Once upon a time, until about a year ago, I lived in a cramped duplex in downtown Santa Rosa, working with a desk and other office furniture and equipment that took up over half of the space in my living room. I spent over half of my time, including weekends and holidays, working. I had no porch, no yard, no loft. Nowhere to go, in other words, to get away from my job.
Now I live in the country, in a big house on a big lot. The living space is huge, and the office stuff takes up a couple of out-of-the-way corners. The house and yard make more demands on my time than I expected when I moved here. Now that spring is here, I have even more distractions. I sit at my desk next to an open door that looks out over my garden.
I almost never work on the weekends any more.

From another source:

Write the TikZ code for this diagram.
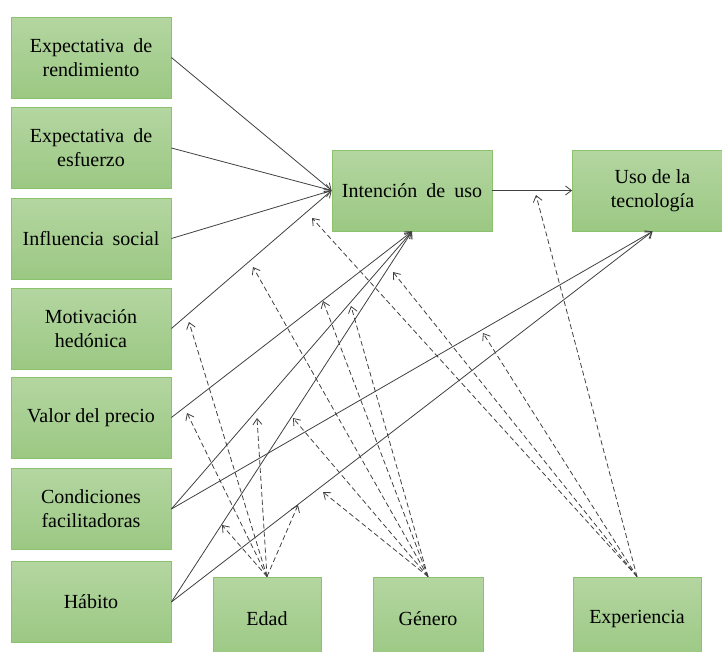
\documentclass[tikz,border=0pt]{standalone}
\usepackage{fontspec}
\setmainfont{LiberationSerif}[Extension=.ttf, UprightFont=*-Regular, BoldFont=*-Bold]
\usetikzlibrary{arrows.meta,shadings}

\definecolor{boxtop}{HTML}{B4D6A1}
\definecolor{boxbot}{HTML}{9BC883}
\definecolor{boxedge}{HTML}{8CC26E}
\definecolor{ink}{HTML}{404040}

% justified (wider) word space used in some labels
\newcommand\wsp{\hspace{0.45em}}

\tikzset{
  construct/.style={draw=boxedge, line width=0.8pt, top color=boxtop, bottom color=boxbot,
    minimum width=160pt, minimum height=81pt, inner sep=0pt, align=center,
    font=\fontsize{20}{24}\selectfont},
  moderator/.style={construct, minimum height=83pt},
  effect/.style={draw=ink, line width=0.8pt, -{Straight Barb[length=6pt,width=9pt]}},
  moderation/.style={effect, dash pattern=on 5pt off 3pt}
}

\begin{document}
\begin{tikzpicture}[x=1pt, y=-1pt]
\useasboundingbox (0,0) rectangle (722,651);

% predictors
\node[construct] (pe) at (91,57.5)  {Expectativa\wsp de\\rendimiento};
\node[construct] (ee) at (91,148)   {Expectativa\wsp de\\esfuerzo};
\node[construct] (si) at (91,238.5) {Influencia\wsp social};
\node[construct] (hm) at (91,328.5) {Motivación\\hedónica};
\node[construct] (pv) at (91,417.5) {Valor del precio};
\node[construct] (fc) at (91,509)   {Condiciones\\facilitadoras};
\node[construct] (ht) at (91,602)   {Hábito};

% outcomes
\node[construct] (bi) at (412,190.5) {Intención\wsp de\wsp uso};
\node[construct] (ub) at (652.5,190.5) {Uso de la\\tecnología};

% moderators
\node[moderator, minimum width=108pt] (age) at (267,618.5) {Edad};
\node[moderator, minimum width=110pt] (gen) at (428,618.5) {Género};
\node[moderator, minimum width=128pt] (exp) at (637,618.5) {Experiencia};

% direct effects
\draw[effect] (pe.east) -- (bi.west);
\draw[effect] (ee.east) -- (bi.west);
\draw[effect] (si.east) -- (bi.west);
\draw[effect] (hm.east) -- (bi.west);
\draw[effect] (pv.east) -- (bi.south);
\draw[effect] (fc.east) -- (bi.south);
\draw[effect] (ht.east) -- (bi.south);
\draw[effect] (fc.east) -- (ub.south);
\draw[effect] (ht.east) -- (ub.south);
\draw[effect] (bi.east) -- (ub.west);

% targets of the moderating effects
\coordinate (age-hm)  at (189,322);
\coordinate (age-pv)  at (187,413);
\coordinate (age-fc)  at (257,418);
\coordinate (age-ht)  at (222,525);
\coordinate (age-htu) at (298,505);
\coordinate (gen-hm)  at (253,267);
\coordinate (gen-pv)  at (323,301);
\coordinate (gen-fc)  at (351,306);
\coordinate (gen-ht)  at (293,418);
\coordinate (gen-htu) at (323,492);
\coordinate (exp-hm)  at (312,218);
\coordinate (exp-ht)  at (393,272);
\coordinate (exp-fcu) at (483,333);
\coordinate (exp-bi)  at (536,195);

% moderating effects
\foreach \t in {hm,pv,fc,ht,htu} {
  \draw[moderation] (age.north) -- (age-\t);
  \draw[moderation] (gen.north) -- (gen-\t);
}
\foreach \t in {hm,ht,fcu,bi} {
  \draw[moderation] (exp.north) -- (exp-\t);
}
\end{tikzpicture}
\end{document}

I wonder if the Boss realizes this? I never claimed overtime pay for the extra hours I used to work. In fact, that's why he gave me such a generous raise about a year and a half ago. Well, it was either to reward me for my hard work or to shame me into continuing at that pace. I hope it was the former, because the latter hasn't happened.
This occurs to me today in particular because I suddenly have so much to do that I'll have to put in some extra time. As the state of California closes in on the end of its fiscal year on June 30, some of its agencies find they have money to spend before its availability lapses. That means we have a lot of new jobs to bid, all at once, after a long dry spell.
My part is not the estimating. The Boss is an engineer, and he does all of the figuring when it comes to turning in a bid. But someone has to do all the paperwork and make sure all the requirements are met. The most obtrusive of these obligations is that state work requires a "good faith" effort to reach out to disabled veterans to participate in the job.
It used to be that the "good faith" effort meant trying to bring women and minority contractors into the project. That was ruled to be discriminatory (against white males, apparently), so all they were left with was disabled veterans. And they enforce that requirement vigorously, disqualifying a bid if the "good faith" effort isn't documented.
A cottage industry has grown up to satisfy the state's requirements. Some publications are certified as acceptable to advertise in. The state also certifies contractors as qualified "disabled veteran business enterprises," and you can bet that there are behind-the-scenes shenanigans involved in that lucrative scenario.
What I have to do is contact the agencies to identify qualified contractors, then contact those contractors and invite them to bid to us. This is all done by fax, so that it's fully documented. It does no good to make a "good faith" effort if you can't prove it (unless you actually do get the targeted three percent disabled veteran participation, which never happens).